First to get a baseline I wrote a fully synchronous version:

class TestAsyncFileReadPerformanceTests: XCTestCase {

    let fileUrl: URL = {

        let bundle = Bundle(for: TestAsyncFileReadPerformanceTests.self)!

        return bundle.url(forResource: "randomData", withExtension: "txt")!

    }()


    func testPerformanceSyncExample() throws {

        // This is an example of a performance test case.

        var data: Data?

        self.measure {

            data = try! Data(contentsOf: fileUrl)

        }

        XCTAssert(data!.count > 1)

    }

}

This worked (although it seemed file caching was in effect so I may have needed to do something else for realistic performance data) and I was ready to add tests for the async approaches.

AsyncBytes approaches

Reduce

The first approach that I took was this approach using reduce. Note that at least until you have successfully tested it do not really use this because at least in theory it is highly inefficient having to create two arrays for every byte in the file (one of a single item and one of all the bytes so far). I am still interested in it though as it may be that the compiler can be much smarter and optimise it so that it performs well. If I get it working I'll see how it performs and may have a look at it in Hopper (disassembler).

var data: Data?

    func read(url: URL) async  -> Data? {

        do {

           return try await Data(url.resourceBytes.reduce([]) { $0 + [$1] })

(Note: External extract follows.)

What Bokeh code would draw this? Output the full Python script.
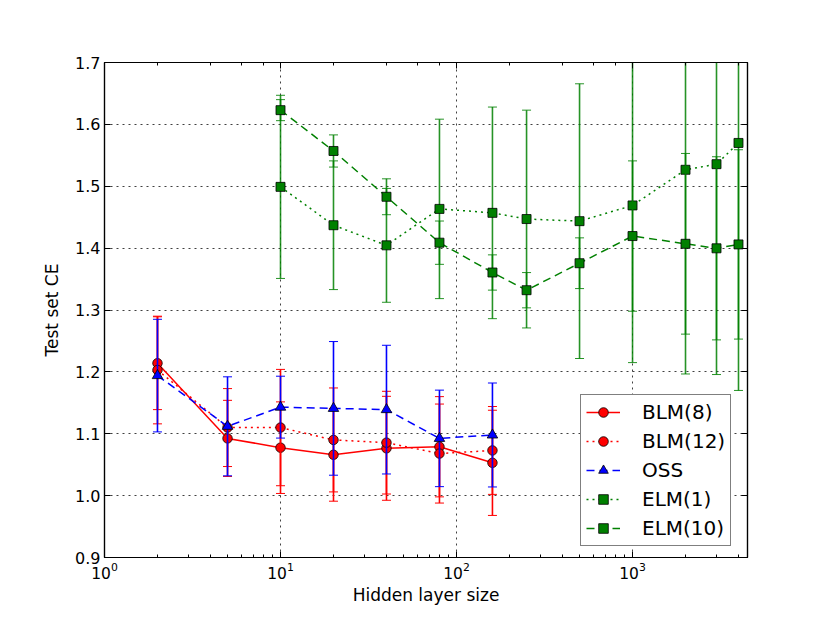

        } catchreturn nil }

    }

   func testPerformanceAsync() throws {

        let e = expectation(description: "Completed load")

        self.measure {

            async {

                self.data = await read(url: fileUrl)

                e.fulfill()

            }

            waitForExpectations(timeout: 5, handler: nil)

        }

        XCTAssert(data!.count > 1)

    }

Append

This is similar but doesn't rely on the compiler understanding the reduce. I tried with different reservedCapacities but with no joy.

        func read2(url: URL) async  -> Data? {

        do {

            var array: [UInt8] = .init()

            array.reserveCapacity(50000)

            for try await byte in url.resourceBytes {

                array.append(byte)

            }

            return Data(array)

        } catch {

            return nil

        }

    }

    var data2: Data?

    func testPerformanceAsync2() throws {

        let e = expectation(description: "Completed load")

        self.measure {

            async {

                self.data2 = await read2(url: fileUrl)

                e.fulfill()

            }

            waitForExpectations(timeout: 5, handler: nil)

        }

        XCTAssert(data2!.count > 1)

    }

URLSession - The recommended approach?

My final attempt used URL session which already has an async call to get the whole file. The results were similar with a crash. Using URLSession for local files feels wrong to me but given we are using a URL there is no reason why it shouldn't work. Would be nice to have a convenience method on Data or or URL though.

func testPerformanceAsync4() throws {

        let e = expectation(description: "Completed load")

        let urlSession = URLSession.shared

        self.measure {

            async {

                (self.data, _) = try await urlSession.data(from: fileUrl)

                e.fulfill()

            }

            waitForExpectations(timeout: 5, handler: nil)

        }

        XCTAssert(data!.count > 1)

    } 

Conclusion

I'm probably doing something obviously wrong. Please let me know what if you know and I'll update and credit you. If not it is likely beta release issues, and that is fine, that is what betas are there to sort out. I do really like the looks of the Structured Concurrency changes, and I'm curious to test out the performance of tight loops over async sequences (reading byte at a time etc).